Huo Yuanjia is a 2001 Chinese television series loosely based on the life of the Chinese martial artist Huo Yuanjia. It includes a subplot about Chen Zhen, a fictional apprentice of Huo Yuanjia and the protagonist of the 1972 film Fist of Fury. The series was directed by Jia Yun and starred Vincent Zhao, Wu Yue, Mei Ting, Qi Yan, and He Yin in the lead roles. A sequel, Jingwu Yingxiong Chen Zhen, was released later in the same year.

Plot 
During the late Qing dynasty, China has suffered humiliating defeats in battles against foreign powers such as Britain and Japan and has been forced to sign unequal treaties and cede territories. In Tianjin, even though Chinese martial artist Huo Endi defeats his Japanese opponent in a lei tai match, his triumph is insignificant as China has just lost to Japan in the First Sino-Japanese War, with Chinese naval fleet completely destroyed.

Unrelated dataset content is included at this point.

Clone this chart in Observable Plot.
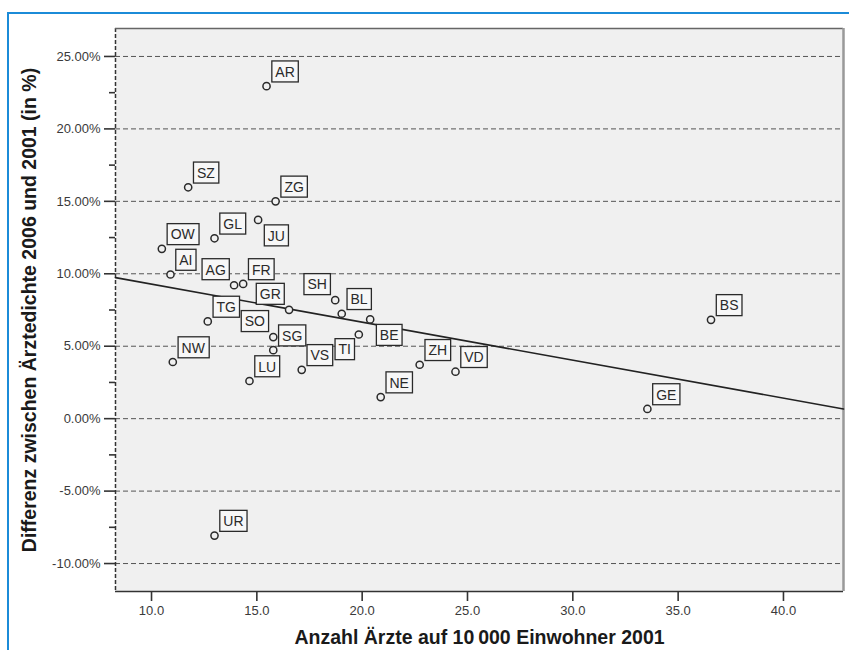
<!DOCTYPE html>
<html><head><meta charset="utf-8">
<script src="https://cdn.jsdelivr.net/npm/d3@7"></script>
<script src="https://cdn.jsdelivr.net/npm/@observablehq/plot@0.6"></script>
<style>
body{margin:0;background:#fff;}
#wrap{position:relative;width:849px;height:650px;overflow:hidden;}
#blue{position:absolute;left:7px;top:12px;width:900px;height:700px;border-left:2px solid #1b8bd8;border-top:2px solid #1b8bd8;pointer-events:none;}
</style></head><body><div id="wrap"><div id="blue"></div></div>
<script>
// ---- data ----
const cantons = ["AR","SZ","ZG","GL","JU","OW","AI","AG","FR","SH","GR","BL","BE","TG","SO","SG","NW","LU","VS","TI","NE","ZH","VD","BS","GE","UR"];
const doctorsPer10k2001 = [15.46,11.74,15.89,12.99,15.06,10.49,10.90,13.92,14.35,18.72,16.53,19.03,20.38,12.67,15.78,15.78,11.01,14.65,17.13,19.84,20.88,22.73,24.43,36.56,33.54,12.99];
const densityChangePct = [22.95,15.97,15.00,12.45,13.72,11.72,9.95,9.21,9.30,8.18,7.51,7.24,6.85,6.71,5.63,4.73,3.91,2.60,3.37,5.81,1.49,3.72,3.24,6.82,0.67,-8.07];
const yTicks = [-10,-5,0,5,10,15,20,25];
const yMinorTicks = [-7.5,-2.5,2.5,7.5,12.5,17.5,22.5];
const xTicks = [10,15,20,25,30,35,40];
const xTitle = "Anzahl Ärzte auf 10\u2009000 Einwohner 2001";
const yTitle = "Differenz zwischen Ärztedichte 2006 und 2001 (in %)";
// label side relative to the point (default: upper right)
const labelSide = {AG:"nw", SH:"nw", GR:"nw", SO:"nw", JU:"se", BE:"se", TI:"sw"};

const xDomain = [8.29, 42.85];
const yDomain = [-11.93, 26.93];

const rows = cantons.map((c, i) => ({canton: c, x: doctorsPer10k2001[i], y: densityChangePct[i], side: labelSide[c] || "ne"}));

// least squares fit, drawn across the whole x axis
const mx = d3.mean(rows, d => d.x), my = d3.mean(rows, d => d.y);
const slope = d3.sum(rows, d => (d.x - mx) * (d.y - my)) / d3.sum(rows, d => (d.x - mx) ** 2);
const icpt = my - slope * mx;
const fit = xDomain.map(x => ({x, y: icpt + slope * x}));

const font = "'Liberation Sans', Arial, Helvetica, sans-serif";
const labelOpts = {x: "x", y: "y", text: "canton", fontSize: 14, fill: "#2a2a2a", lineAnchor: "middle"};
const sides = {
  ne: {textAnchor: "start", dx: 8.8, dy: -13.9},
  nw: {textAnchor: "end", dx: -8.3, dy: -15.2},
  se: {textAnchor: "start", dx: 9.7, dy: 16.3},
  sw: {textAnchor: "end", dx: -7.8, dy: 15.5}
};

const plot = Plot.plot({
  width: 849, height: 650,
  marginLeft: 115, marginRight: 6, marginTop: 28, marginBottom: 59,
  style: {fontFamily: font, fontSize: "13px", background: "transparent", color: "#333"},
  x: {domain: xDomain, axis: null},
  y: {domain: yDomain, axis: null},
  marks: [
    Plot.frame({fill: "#f0f0f0", stroke: null}),
    Plot.ruleY(yTicks, {stroke: "#555", strokeWidth: 1, strokeDasharray: "5,3"}),
    Plot.ruleX([xDomain[0]], {stroke: "#333", strokeWidth: 1.5, strokeDasharray: "4,2"}),
    Plot.ruleY([yDomain[1]], {stroke: "#666", strokeWidth: 1.5}),
    Plot.ruleY([yDomain[0]], {stroke: "#333", strokeWidth: 1.5}),
    Plot.ruleX([xDomain[1]], {stroke: "#999", strokeWidth: 2.5}),
    Plot.axisY(yTicks, {tickSize: 11, tickPadding: 4, tickFormat: d => d.toFixed(2) + "%", stroke: "#333", strokeWidth: 1.6, fill: "#3a3a3a", fontSize: 13, label: null}),
    Plot.axisY(yMinorTicks, {tickSize: 6, tickFormat: () => "", stroke: "#333", strokeWidth: 1.6, label: null}),
    Plot.axisX(xTicks, {tickSize: 10, tickPadding: 4, tickFormat: d => d.toFixed(1), stroke: "#333", strokeWidth: 1.6, fill: "#3a3a3a", fontSize: 13, label: null}),
    Plot.line(fit, {x: "x", y: "y", stroke: "#222", strokeWidth: 1.6}),
    ...Object.entries(sides).map(([s, o]) =>
      Plot.text(rows.filter(d => d.side === s), {...labelOpts, ...o, className: "clabel"})),
    Plot.dot(rows, {x: "x", y: "y", r: 3.6, stroke: "#2a2a2a", strokeWidth: 1.5, fill: "#f0f0f0"}),
    Plot.text([yTitle], {frameAnchor: "left", dx: -86, rotate: -90, fontSize: 19.5, fontWeight: "bold", fill: "#1a1a1a", textAnchor: "middle", lineAnchor: "middle"}),
    Plot.text([xTitle], {frameAnchor: "bottom", dy: 46, fontSize: 19.5, fontWeight: "bold", fill: "#1a1a1a", textAnchor: "middle", lineAnchor: "middle"})
  ]
});
const wrap = document.getElementById("wrap");
plot.style.position = "absolute";
plot.style.left = "0";
plot.style.top = "0";
wrap.insertBefore(plot, wrap.firstChild);

// boxes behind the canton labels
plot.querySelectorAll("g[aria-label=text] text").forEach(t => {
  if (!cantons.includes(t.textContent)) return;
  const b = t.getBBox();
  const cy = b.y + b.height / 2 - 0.3;
  const r = document.createElementNS("http://www.w3.org/2000/svg", "rect");
  r.setAttribute("x", b.x - 3.5);
  r.setAttribute("y", cy - 10.5);
  r.setAttribute("width", b.width + 7);
  r.setAttribute("height", 21);
  r.setAttribute("fill", "#f7f7f7");
  r.setAttribute("stroke", "#2a2a2a");
  r.setAttribute("stroke-width", 1.3);
  const tr = t.getAttribute("transform");
  if (tr) r.setAttribute("transform", tr);
  t.parentNode.insertBefore(r, t);
});
</script>
</body></html>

Huo Yuanjia, Huo Endi's son, travels to Beijing to meet his father's friend, "Great Sword" Wang Wu, and unwittingly gets involved in the politics of the Hundred Days' Reform. Wang Wu attempts to rescue the "Six Gentlemen" who lead the reformists after they have been imprisoned on Empress Dowager Cixi's order. Huo Yuanjia joins Wang Wu in his quest but they fail and the six men are publicly executed, while Wang Wu dies a gruesome death later when he tries to avenge them. Through his experiences, Huo Yuanjia realises that China needs to change in order to survive in the future. Later, he meets members of the Tongmenghui, a secret society planning to overthrow the imperial government and establish a republic in China, and supports them in their covert activities.

Huo Yuanjia travels to Shanghai, where he establishes the Jingwu School to train Chinese martial artists to defend China from foreign intrusion and boost national morale. He makes his name after defeating a Russian wrestler in Tianjin and a British boxer in Shanghai. At the same time, he meets the hostile Chen Zhen, who seeks vengeance on him. Chen Zhen's father had died in a fight against Huo Endi years ago and since Huo Endi is already dead, Chen Zhen turns on Huo Yuanjia to settle the feud. In an attempt to make peace, Huo Yuanjia accepts Chen Zhen as an apprentice and trains him in martial arts.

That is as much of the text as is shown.